Centralized Management & AAA
- Centralized management — a single service that issues instructions and enforces policy across the entire IT infrastructure. Without it, each machine is an island with its own local accounts.
- Directory services provide centralized AAA:
- Authentication — prove who you are
- Authorization — determine what you're allowed to do
- Accounting — log what you actually did
- RBAC (Role-Based Access Control) — permissions are assigned to roles, not individuals. A user's access is determined by their role in the org.
- When someone changes roles, leaves, or joins — update their group membership. No need to touch individual machine accounts.
- Centralized policy can be as simple as logon scripts that map drives or printers when a user signs in.
LDAP — Protocol & Notation
- LDAP is the wire protocol used to read and write data in a directory service. Both Active Directory and OpenLDAP speak LDAP.

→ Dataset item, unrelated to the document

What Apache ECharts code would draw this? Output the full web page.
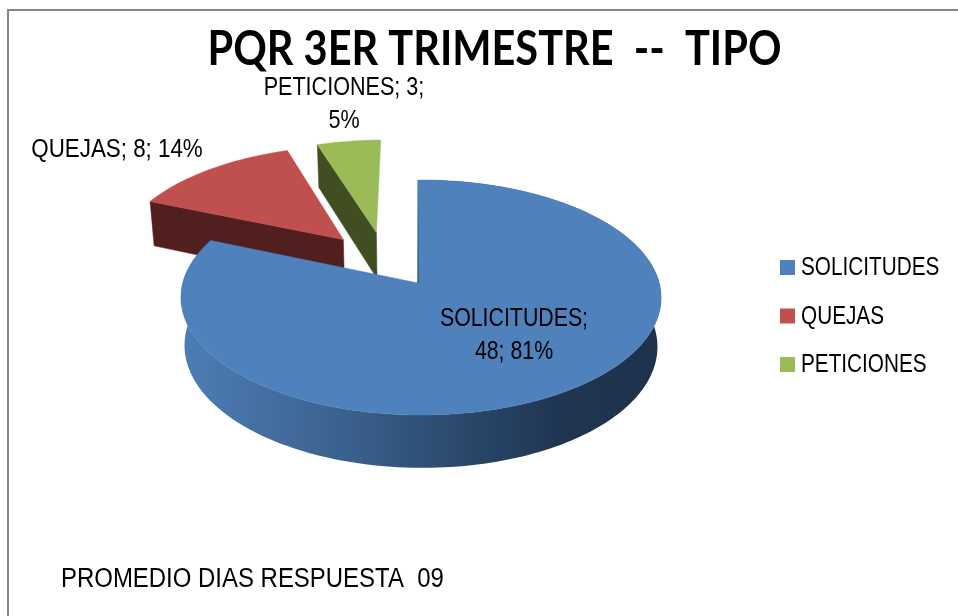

- Every directory entry has a distinguished name (DN) — a unique, comma-separated path that identifies its location in the hierarchy:
| Abbreviation | Meaning | Example |
|---|---|---|
dn | Distinguished Name — full path | dn: uid=jane,ou=sales,dc=example,dc=com |
cn | Common Name — object's name | cn=Jane Smith |
ou | Organizational Unit | ou=engineering |
dc | Domain Component | dc=example,dc=com |
- Common LDAP operations: add entry, modify entry, delete entry, search.
- The Bind operation authenticates a client to the directory server before it can perform operations. Three authentication modes:
- Anonymous — no credentials; read-only public data
- Simple — username and password in plain text (use only over TLS)
- SASL (Simple Authentication and Security Layer) — pluggable auth; typically uses TLS and supports Kerberos
- Kerberos — a network authentication protocol used to prove identity without sending passwords over the wire. Widely used with Active Directory.
Active Directory (AD)
- Active Directory is Microsoft's native directory service for Windows environments. It speaks LDAP, so it can interact with non-Windows hosts as well.
- ADAC (Active Directory Administrative Center) is the primary GUI for managing AD objects.
- Key structural concepts:
- Domain — the basic administrative boundary; a collection of computers, users, and resources
- Forest — one or more domains that share a schema and trust each other
- Organizational Unit (OU) — a folder-like container inside a domain; used to organize objects and delegate admin control
- Domain Controller (DC) — the server running AD; it authenticates logins and enforces policy
- FSMO (Flexible Single Master Operation) — certain AD tasks require one authoritative DC to avoid conflicts (PDC Emulator, RID Master, etc.)
- SAM (Security Account Manager) — stores usernames and hashed passwords
| Built-in Group | Scope | Notes |
|---|---|---|
| Domain Admins | Domain | Full control of the domain — not for daily use |
| Enterprise Admins | Forest | Full control across all domains in the forest |
| Domain Users | Domain | All standard user accounts |
| Domain Computers | Domain | All computers joined to the domain |
| Domain Controllers | Domain | All DCs in the domain |
- AD has three group scopes — choose based on what you're grouping and where it's used:
- Domain Local — assign permissions to a specific resource (e.g., a shared folder)
- Global — group accounts by role within a domain (e.g., "RnD" global group contains "Researchers" sub-group)
- Universal — group global roles across an entire forest
- Security groups can contain user accounts, computer accounts, or other security groups — used to grant access to resources.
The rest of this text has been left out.